Look at the window displays. It’s not just a paper sign giving their hours. It’s a literal cornucopia of their holiday offerings. If they don’t tempt you to go inside, at the very least, you’ll think about how beautiful the food looked.

Laduree's windows of macarons

Laduree’s holiday macaron window display along the Champs Elysees

One of the biggest themes I took away from seeing these beautifully arranged windows, buying the meticulously arranged and presented boxes of chocolates or candies or sitting down to a plate of amazing looking food was this – they actually care about their food. And not only do they care about the product going into the boxes or bags or plates, they respect it.

I really would have no trouble serving myself.  Really.  *ahem*

Macarons ready for the choosing at Larnicol

Think about it.
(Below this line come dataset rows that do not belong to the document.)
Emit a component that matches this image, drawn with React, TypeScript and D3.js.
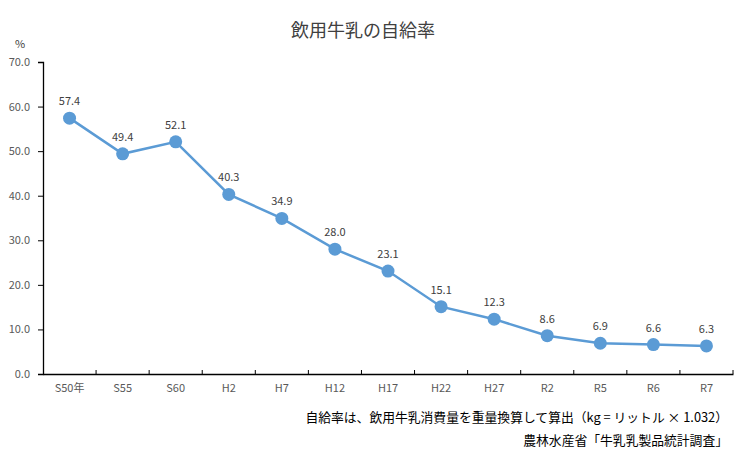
import React, { useEffect, useRef } from 'react';
import * as d3 from 'd3';

const categories = ['S50年', 'S55', 'S60', 'H2', 'H7', 'H12', 'H17', 'H22', 'H27', 'R2', 'R5', 'R6', 'R7'];
const rates = [57.4, 49.4, 52.1, 40.3, 34.9, 28.0, 23.1, 15.1, 12.3, 8.6, 6.9, 6.6, 6.3];
const yTicks = [0, 10, 20, 30, 40, 50, 60, 70];

const title = '飲用牛乳の自給率';
const note1 = '自給率は、飲用牛乳消費量を重量換算して算出（kg = リットル × 1.032）';
const note2 = '農林水産省「牛乳乳製品統計調査」';

const width = 755;
const height = 459;
const margin = { top: 62, right: 22, bottom: 85, left: 43 };
const font = '"Noto Sans CJK JP", "Noto Sans", sans-serif';

export default function App() {
  const ref = useRef<SVGSVGElement>(null);

  useEffect(() => {
    const svg = d3.select(ref.current);
    svg.selectAll('*').remove();

    const x = d3
      .scaleBand()
      .domain(categories)
      .range([margin.left, width - margin.right]);
    const y = d3
      .scaleLinear()
      .domain([0, 70])
      .range([height - margin.bottom, margin.top]);

    // タイトル
    svg
      .append('text')
      .attr('x', 363)
      .attr('y', 37)
      .attr('text-anchor', 'middle')
      .attr('font-size', 18)
      .attr('fill', '#404040')
      .text(title);

    svg
      .append('text')
      .attr('x', 20)
      .attr('y', 48)
      .attr('text-anchor', 'middle')
      .attr('font-size', 11)
      .attr('fill', '#404040')
      .text('%');

    // y軸
    const yAxis = svg
      .append('g')
      .attr('transform', `translate(${margin.left},0)`)
      .call(
        d3
          .axisLeft(y)
          .tickValues(yTicks)
          .tickSize(5)
          .tickPadding(8)
          .tickFormat((d) => d3.format('.1f')(d as number))
      );
    yAxis.select('.domain').attr('stroke', '#000').attr('stroke-width', 1.3);
    yAxis.selectAll('.tick line').attr('stroke', '#000');
    yAxis
      .selectAll('.tick text')
      .attr('font-size', 11)
      .attr('font-family', font)
      .attr('fill', '#595959');

    // x軸
    const xAxis = svg
      .append('g')
      .attr('transform', `translate(0,${height - margin.bottom})`)
      .call(d3.axisBottom(x).tickSize(0).tickPadding(10));
    xAxis.select('.domain').attr('stroke', '#000').attr('stroke-width', 1.3);
    xAxis
      .selectAll('.tick text')
      .attr('font-size', 11)
      .attr('font-family', font)
      .attr('fill', '#595959');

    // 区切り目盛（内向き）
    const bounds = categories.map((c) => x(c)! + x.bandwidth());
    svg
      .append('g')
      .selectAll('line')
      .data(bounds)
      .enter()
      .append('line')
      .attr('x1', (d) => d)
      .attr('x2', (d) => d)
      .attr('y1', y(0))
      .attr('y2', y(0) - 4)
      .attr('stroke', '#000')
      .attr('stroke-width', 1);

    const cx = (i: number) => x(categories[i])! + x.bandwidth() / 2;

    const line = d3
      .line<number>()
      .x((_, i) => cx(i))
      .y((d) => y(d));

    svg
      .append('path')
      .attr('d', line(rates))
      .attr('fill', 'none')
      .attr('stroke', '#5B9BD5')
      .attr('stroke-width', 2.5);

    svg
      .append('g')
      .selectAll('circle')
      .data(rates)
      .enter()
      .append('circle')
      .attr('cx', (_, i) => cx(i))
      .attr('cy', (d) => y(d))
      .attr('r', 6.5)
      .attr('fill', '#5B9BD5');

    svg
      .append('g')
      .selectAll('text')
      .data(rates)
      .enter()
      .append('text')
      .attr('x', (_, i) => cx(i))
      .attr('y', (d) => y(d) - 13)
      .attr('text-anchor', 'middle')
      .attr('font-size', 11)
      .attr('fill', '#404040')
      .text((d) => d.toFixed(1));

    // 注記
    svg
      .append('text')
      .attr('x', 728)
      .attr('y', 422)
      .attr('text-anchor', 'end')
      .attr('font-size', 12.8)
      .attr('fill', '#000')
      .text(note1);
    svg
      .append('text')
      .attr('x', 728)
      .attr('y', 445)
      .attr('text-anchor', 'end')
      .attr('font-size', 12.8)
      .attr('fill', '#000')
      .text(note2);
  }, []);

  return (
    <svg
      ref={ref}
      width={width}
      height={height}
      style={{ display: 'block', position: 'absolute', left: 0, top: 0, fontFamily: font, background: '#fff' }}
    />
  );
}
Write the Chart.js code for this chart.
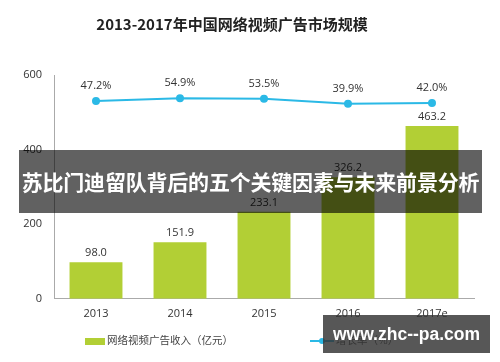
<!DOCTYPE html>
<html lang="zh">
<head>
    <meta charset="UTF-8">
    <title>2013-2017年中国网络视频广告市场规模</title>
    <style>
        *{
            margin:0;
            padding:0;
        }
        body{
            width: 500px;
            height: 362px;
            background: #fff;
            position: relative;
            overflow: hidden;
            font-family: "Noto Sans CJK SC", "Noto Sans", sans-serif;
        }
        .title{
            position: absolute;
            left: 0;
            width: 464px;
            top: 13px;
            text-align: center;
            font-size: 15px;
            font-weight: bold;
            color: #222;
        }
        .legend{
            position: absolute;
            top: 332px;
            height: 16px;
            font-size: 10.5px;
            color: #444;
            line-height: 16px;
            white-space: nowrap;
        }
        .legend.bar{ left: 85px; }
        .legend.line{ left: 310px; }
        .swatch{
            display: inline-block;
            vertical-align: middle;
            margin-right: 2px;
        }
        .bar .swatch{
            width: 20px;
            height: 7px;
            background: #b2cf35;
        }
        .line .swatch{
            width: 24px;
            height: 2px;
            background: #2bb9e6;
            position: relative;
        }
        .line .swatch::after{
            content: "";
            position: absolute;
            left: 9px;
            top: -2px;
            width: 6px;
            height: 6px;
            border-radius: 3px;
            background: #2bb9e6;
        }
        .banner{
            position: absolute;
            left: 19px;
            width: 463px;
            top: 150px;
            height: 63px;
            background: rgba(0,0,0,0.62);
            color: #fff;
            font-size: 21px;
            font-weight: bold;
            line-height: 63px;
            text-align: center;
            letter-spacing: -0.2px;
            white-space: nowrap;
        }
        .mark{
            position: absolute;
            left: 323px;
            width: 167px;
            top: 315px;
            height: 38px;
            background: rgba(50,50,50,0.82);
            color: #fff;
            font-family: "Liberation Sans", sans-serif;
            font-size: 17.5px;
            font-weight: bold;
            line-height: 38px;
            text-align: center;
            white-space: nowrap;
        }
        canvas{
            position: absolute;
            left: 0;
            top: 0;
        }
    </style>
</head>
<body>
    <canvas id="adChart" width="500" height="362"></canvas>
    <div class="title">2013-2017年中国网络视频广告市场规模</div>
    <div class="legend bar"><span class="swatch"></span><span id="barName"></span></div>
    <div class="legend line"><span class="swatch"></span><span id="lineName"></span></div>
    <div class="banner">苏比门迪留队背后的五个关键因素与未来前景分析</div>
    <div class="mark">www.zhc--pa.com</div>
    <script src="https://cdn.jsdelivr.net/npm/chart.js@4.4.0/dist/chart.umd.min.js"></script>
    <script>
        const years = ['2013', '2014', '2015', '2016', '2017e'];
        const revenue = [98.0, 151.9, 233.1, 326.2, 463.2];
        const growth = [47.2, 54.9, 53.5, 39.9, 42.0];
        const revenueLabel = '网络视频广告收入（亿元）';
        const growthLabel = '增长率（%）';

        document.getElementById('barName').textContent = revenueLabel;
        document.getElementById('lineName').textContent = growthLabel;

        const numFont = '"Open Sans", "Noto Sans", sans-serif';

        // value labels above bars and points
        const valueLabels = {
            id: 'valueLabels',
            afterDatasetsDraw(chart) {
                const ctx = chart.ctx;
                ctx.save();
                ctx.font = '11px ' + numFont;
                ctx.fillStyle = '#333';
                ctx.textAlign = 'center';
                ctx.textBaseline = 'middle';
                chart.getDatasetMeta(1).data.forEach((el, i) => {
                    ctx.fillText(revenue[i].toFixed(1), el.x, el.y - 9);
                });
                chart.getDatasetMeta(0).data.forEach((el, i) => {
                    ctx.fillText(growth[i].toFixed(1) + '%', el.x, el.y - 15);
                });
                ctx.restore();
            }
        };

        const ctx = document.getElementById('adChart').getContext('2d');
        new Chart(ctx, {
            type: 'bar',
            data: {
                labels: years,
                datasets: [{
                    type: 'line',
                    label: growthLabel,
                    data: growth,
                    yAxisID: 'y1',
                    borderColor: '#2bb9e6',
                    backgroundColor: '#2bb9e6',
                    borderWidth: 2,
                    pointRadius: 3,
                    pointBackgroundColor: '#2bb9e6',
                    tension: 0,
                    order: 0
                }, {
                    label: revenueLabel,
                    data: revenue,
                    yAxisID: 'y',
                    backgroundColor: '#b2cf35',
                    categoryPercentage: 0.7,
                    barPercentage: 0.9,
                    order: 1
                }]
            },
            options: {
                responsive: false,
                animation: false,
                layout: {
                    padding: {top: 75, right: 26, left: 0, bottom: 34}
                },
                scales: {
                    x: {
                        grid: {display: false, drawTicks: false},
                        border: {display: true, color: '#aaa', width: 1},
                        ticks: {color: '#333', font: {family: numFont, size: 11}, padding: 8}
                    },
                    y: {
                        min: 0,
                        max: 600,
                        afterFit(scale) { scale.width = 54; },
                        grid: {display: false, drawTicks: false},
                        border: {display: true, color: '#aaa', width: 1},
                        ticks: {stepSize: 200, color: '#333', font: {family: numFont, size: 11}, padding: 12}
                    },
                    y1: {
                        display: false,
                        min: -474,
                        max: 116
                    }
                },
                plugins: {
                    legend: {display: false},
                    title: {display: false},
                    tooltip: {enabled: false}
                }
            },
            plugins: [valueLabels]
        });
    </script>
</body>
</html>
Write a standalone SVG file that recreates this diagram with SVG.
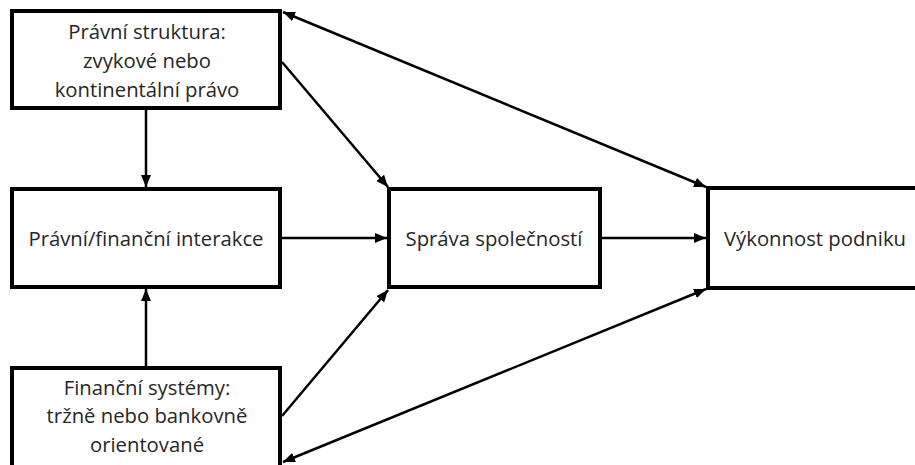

When you go to a store and ask for a dozen rolls, what do you take away from the experience? If someone just throws them into a bag, twists it and shoves it to you and says, “That’ll be $2.99,” what do you walk out of the store thinking? Do you think anything of it at all? Now say you walk into a store, ask for a dozen rolls that are carefully placed into a box, sealed with a sticker giving the name and address of the bakery and it’s carefully passed to you as if live chicks were inside. That should tell you that not only does the person behind the counter respect the product that’s coming out of the back, but believes in it enough to treat it with care (and hopefully you will too as you take it home).

Another example of that awesome packaging

Box of chocolate paves from Michel Chaudun, sealed shut with ribbon and a wax seal

If there’s enough respect and care for the food as it goes out of the store, then chances are there’s a lot of respect and care going into it as it’s made. And trust me. When it comes to food, the French know when something isn’t made with care. An éclair made without real cream? Bread made from frozen dough rather than made by hand in the store? Trying to serve products like that to customers would be suicide for a store. Not only would it make you look cheap, but it would show disrespect – to the customer and to the very trade that they are practicing.

Laurent Dubois’ cheese creations at Place Maubert

It’s a lesson that we could learn in the US. Maybe if we came to appreciate the aesthetics of our food more, and even enjoy the little luxuries of a wonderful pastry or loaf of bread, properly and lovingly made, maybe there wouldn’t be a problem with obesity or overeating. Maybe if we felt satisfied with our experience in eating a fabulous piece of tart or cake, we wouldn’t feel the need to mindlessly eat a box of cookies that had never been touched by human hands as they came out of the factory.

Quite literally, we’ve lost touch with our food.